** Begin INFORMATION SUPPLIED **
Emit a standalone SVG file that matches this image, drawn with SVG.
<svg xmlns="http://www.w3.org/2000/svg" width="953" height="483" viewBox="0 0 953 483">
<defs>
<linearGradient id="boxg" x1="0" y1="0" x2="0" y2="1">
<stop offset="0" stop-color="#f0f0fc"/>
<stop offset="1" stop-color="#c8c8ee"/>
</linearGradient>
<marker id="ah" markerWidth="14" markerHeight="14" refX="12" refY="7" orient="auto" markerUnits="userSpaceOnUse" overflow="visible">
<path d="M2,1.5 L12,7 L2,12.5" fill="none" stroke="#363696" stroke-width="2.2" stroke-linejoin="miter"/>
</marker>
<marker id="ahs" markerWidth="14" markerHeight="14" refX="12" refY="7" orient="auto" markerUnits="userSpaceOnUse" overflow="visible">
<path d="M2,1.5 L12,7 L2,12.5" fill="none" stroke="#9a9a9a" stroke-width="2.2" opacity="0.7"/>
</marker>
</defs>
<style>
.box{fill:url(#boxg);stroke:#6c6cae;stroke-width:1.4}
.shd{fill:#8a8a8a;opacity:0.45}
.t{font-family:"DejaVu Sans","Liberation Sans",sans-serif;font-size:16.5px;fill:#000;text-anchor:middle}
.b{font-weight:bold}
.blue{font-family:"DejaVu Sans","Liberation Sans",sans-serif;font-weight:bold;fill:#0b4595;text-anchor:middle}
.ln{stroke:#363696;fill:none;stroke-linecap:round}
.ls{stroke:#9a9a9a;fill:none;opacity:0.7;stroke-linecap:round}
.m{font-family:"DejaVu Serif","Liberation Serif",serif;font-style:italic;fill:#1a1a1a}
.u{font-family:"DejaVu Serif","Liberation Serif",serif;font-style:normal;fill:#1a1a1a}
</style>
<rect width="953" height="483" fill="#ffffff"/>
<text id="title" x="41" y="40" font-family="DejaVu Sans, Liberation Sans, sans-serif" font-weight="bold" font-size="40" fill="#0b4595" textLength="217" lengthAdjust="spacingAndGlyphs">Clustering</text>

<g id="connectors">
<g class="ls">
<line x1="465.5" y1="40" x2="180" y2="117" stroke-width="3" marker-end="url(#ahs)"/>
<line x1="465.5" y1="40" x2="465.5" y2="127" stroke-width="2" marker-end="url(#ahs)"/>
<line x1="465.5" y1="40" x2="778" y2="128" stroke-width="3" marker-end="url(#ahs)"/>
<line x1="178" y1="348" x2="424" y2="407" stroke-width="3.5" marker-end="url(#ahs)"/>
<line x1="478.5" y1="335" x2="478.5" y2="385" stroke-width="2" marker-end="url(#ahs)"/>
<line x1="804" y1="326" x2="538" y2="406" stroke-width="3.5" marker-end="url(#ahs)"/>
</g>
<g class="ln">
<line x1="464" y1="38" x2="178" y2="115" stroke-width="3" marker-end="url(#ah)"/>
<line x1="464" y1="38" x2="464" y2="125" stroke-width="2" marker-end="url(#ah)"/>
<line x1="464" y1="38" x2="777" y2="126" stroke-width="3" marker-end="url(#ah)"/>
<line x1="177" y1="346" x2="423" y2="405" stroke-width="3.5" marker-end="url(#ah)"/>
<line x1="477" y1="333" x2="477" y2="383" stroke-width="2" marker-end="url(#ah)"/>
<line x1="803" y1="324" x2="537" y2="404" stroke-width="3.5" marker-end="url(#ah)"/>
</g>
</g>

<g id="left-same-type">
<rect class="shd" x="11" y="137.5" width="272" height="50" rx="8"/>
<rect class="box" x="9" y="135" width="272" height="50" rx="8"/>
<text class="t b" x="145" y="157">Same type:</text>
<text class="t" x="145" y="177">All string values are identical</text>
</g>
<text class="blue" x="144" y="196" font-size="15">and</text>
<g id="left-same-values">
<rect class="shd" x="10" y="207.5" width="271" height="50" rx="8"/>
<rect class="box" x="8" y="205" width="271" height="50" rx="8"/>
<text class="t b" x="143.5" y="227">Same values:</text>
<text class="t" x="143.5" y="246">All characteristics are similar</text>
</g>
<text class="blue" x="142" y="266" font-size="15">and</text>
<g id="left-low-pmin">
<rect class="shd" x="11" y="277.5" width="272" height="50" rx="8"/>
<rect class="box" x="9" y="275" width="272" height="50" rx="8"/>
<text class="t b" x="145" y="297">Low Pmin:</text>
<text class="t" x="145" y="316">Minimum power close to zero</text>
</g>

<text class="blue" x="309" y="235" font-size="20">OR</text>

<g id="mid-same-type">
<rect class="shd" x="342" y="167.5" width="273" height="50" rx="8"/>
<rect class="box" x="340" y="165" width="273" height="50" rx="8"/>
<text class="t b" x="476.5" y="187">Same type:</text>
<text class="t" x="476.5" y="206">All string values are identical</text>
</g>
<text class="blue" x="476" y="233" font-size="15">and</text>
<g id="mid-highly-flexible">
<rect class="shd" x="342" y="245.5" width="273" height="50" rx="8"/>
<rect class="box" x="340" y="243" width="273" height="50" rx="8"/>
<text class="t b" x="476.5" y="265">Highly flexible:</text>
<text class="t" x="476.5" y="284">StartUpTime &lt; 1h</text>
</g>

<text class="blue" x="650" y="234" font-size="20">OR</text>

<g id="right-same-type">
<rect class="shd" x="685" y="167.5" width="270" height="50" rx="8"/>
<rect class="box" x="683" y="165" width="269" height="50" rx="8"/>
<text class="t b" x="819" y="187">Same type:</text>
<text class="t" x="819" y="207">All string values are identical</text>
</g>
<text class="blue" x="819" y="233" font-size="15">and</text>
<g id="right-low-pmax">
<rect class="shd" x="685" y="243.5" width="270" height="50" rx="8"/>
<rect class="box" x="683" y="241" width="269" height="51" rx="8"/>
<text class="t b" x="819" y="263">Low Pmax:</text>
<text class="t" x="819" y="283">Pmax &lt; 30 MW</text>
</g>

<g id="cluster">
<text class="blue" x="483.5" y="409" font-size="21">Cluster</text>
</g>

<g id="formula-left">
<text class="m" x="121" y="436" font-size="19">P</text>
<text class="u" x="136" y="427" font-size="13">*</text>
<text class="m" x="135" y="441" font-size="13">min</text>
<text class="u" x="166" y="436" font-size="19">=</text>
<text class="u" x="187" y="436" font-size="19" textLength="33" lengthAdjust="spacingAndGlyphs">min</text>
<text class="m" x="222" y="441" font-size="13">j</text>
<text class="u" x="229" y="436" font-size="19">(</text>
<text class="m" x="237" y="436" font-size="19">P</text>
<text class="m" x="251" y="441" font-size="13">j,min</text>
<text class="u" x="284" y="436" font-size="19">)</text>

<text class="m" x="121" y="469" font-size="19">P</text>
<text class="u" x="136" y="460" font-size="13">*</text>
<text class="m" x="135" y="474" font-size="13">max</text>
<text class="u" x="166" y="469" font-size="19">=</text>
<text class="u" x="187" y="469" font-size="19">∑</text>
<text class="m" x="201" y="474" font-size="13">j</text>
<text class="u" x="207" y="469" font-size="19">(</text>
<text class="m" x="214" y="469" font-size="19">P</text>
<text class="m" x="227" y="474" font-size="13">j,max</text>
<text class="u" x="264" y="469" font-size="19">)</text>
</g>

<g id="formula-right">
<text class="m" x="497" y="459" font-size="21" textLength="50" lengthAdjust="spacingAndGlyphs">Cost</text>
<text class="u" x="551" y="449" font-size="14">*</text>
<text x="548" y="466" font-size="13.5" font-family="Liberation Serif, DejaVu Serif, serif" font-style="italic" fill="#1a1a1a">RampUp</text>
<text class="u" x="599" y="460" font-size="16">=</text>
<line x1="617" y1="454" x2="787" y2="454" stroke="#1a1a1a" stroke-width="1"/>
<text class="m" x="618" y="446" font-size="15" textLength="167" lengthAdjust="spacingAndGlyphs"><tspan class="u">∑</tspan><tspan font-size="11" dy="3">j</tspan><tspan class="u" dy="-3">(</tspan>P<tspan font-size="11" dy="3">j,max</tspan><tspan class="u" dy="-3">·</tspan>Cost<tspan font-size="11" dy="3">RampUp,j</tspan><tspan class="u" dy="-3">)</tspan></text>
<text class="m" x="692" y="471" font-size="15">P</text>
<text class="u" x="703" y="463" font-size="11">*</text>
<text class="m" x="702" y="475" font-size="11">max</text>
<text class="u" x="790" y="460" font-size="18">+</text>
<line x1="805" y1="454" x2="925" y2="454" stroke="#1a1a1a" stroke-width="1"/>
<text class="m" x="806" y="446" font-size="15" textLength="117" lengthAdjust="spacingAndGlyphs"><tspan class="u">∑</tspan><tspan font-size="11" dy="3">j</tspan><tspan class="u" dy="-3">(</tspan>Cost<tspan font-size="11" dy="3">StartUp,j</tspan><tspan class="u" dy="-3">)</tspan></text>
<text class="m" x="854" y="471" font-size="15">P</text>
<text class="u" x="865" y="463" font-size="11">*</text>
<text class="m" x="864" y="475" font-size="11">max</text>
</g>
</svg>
** End INFORMATION SUPPLIED **
** Begin INFORMATION SUPPLIED **
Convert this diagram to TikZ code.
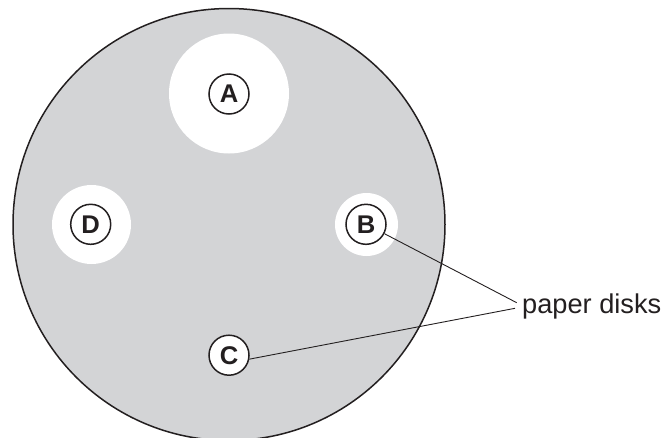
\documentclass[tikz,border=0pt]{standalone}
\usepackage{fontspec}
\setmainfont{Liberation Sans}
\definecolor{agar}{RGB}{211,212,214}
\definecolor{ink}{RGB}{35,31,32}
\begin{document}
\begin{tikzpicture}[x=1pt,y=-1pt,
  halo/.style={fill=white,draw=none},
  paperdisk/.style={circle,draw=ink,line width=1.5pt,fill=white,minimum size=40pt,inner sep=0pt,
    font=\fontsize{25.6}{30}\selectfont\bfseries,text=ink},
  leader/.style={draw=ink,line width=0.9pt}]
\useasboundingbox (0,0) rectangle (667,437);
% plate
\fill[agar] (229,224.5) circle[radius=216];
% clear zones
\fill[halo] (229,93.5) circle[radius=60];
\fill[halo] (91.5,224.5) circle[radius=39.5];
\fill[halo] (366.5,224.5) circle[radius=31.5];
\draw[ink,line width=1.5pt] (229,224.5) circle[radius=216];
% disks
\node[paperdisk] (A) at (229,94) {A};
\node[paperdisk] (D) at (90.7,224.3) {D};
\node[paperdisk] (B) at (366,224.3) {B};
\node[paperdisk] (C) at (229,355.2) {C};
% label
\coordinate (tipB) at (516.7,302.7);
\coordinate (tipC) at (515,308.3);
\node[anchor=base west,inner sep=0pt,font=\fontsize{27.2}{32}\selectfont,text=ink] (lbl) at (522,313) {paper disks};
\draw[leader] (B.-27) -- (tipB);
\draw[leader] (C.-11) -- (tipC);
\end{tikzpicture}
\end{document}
** End INFORMATION SUPPLIED **
GIVEN TASK
Reproduce each line holding the word "standalone".

REPLY TO THE EXERCISE
Emit a standalone SVG file that matches this image, drawn with SVG.
\documentclass[tikz,border=0pt]{standalone}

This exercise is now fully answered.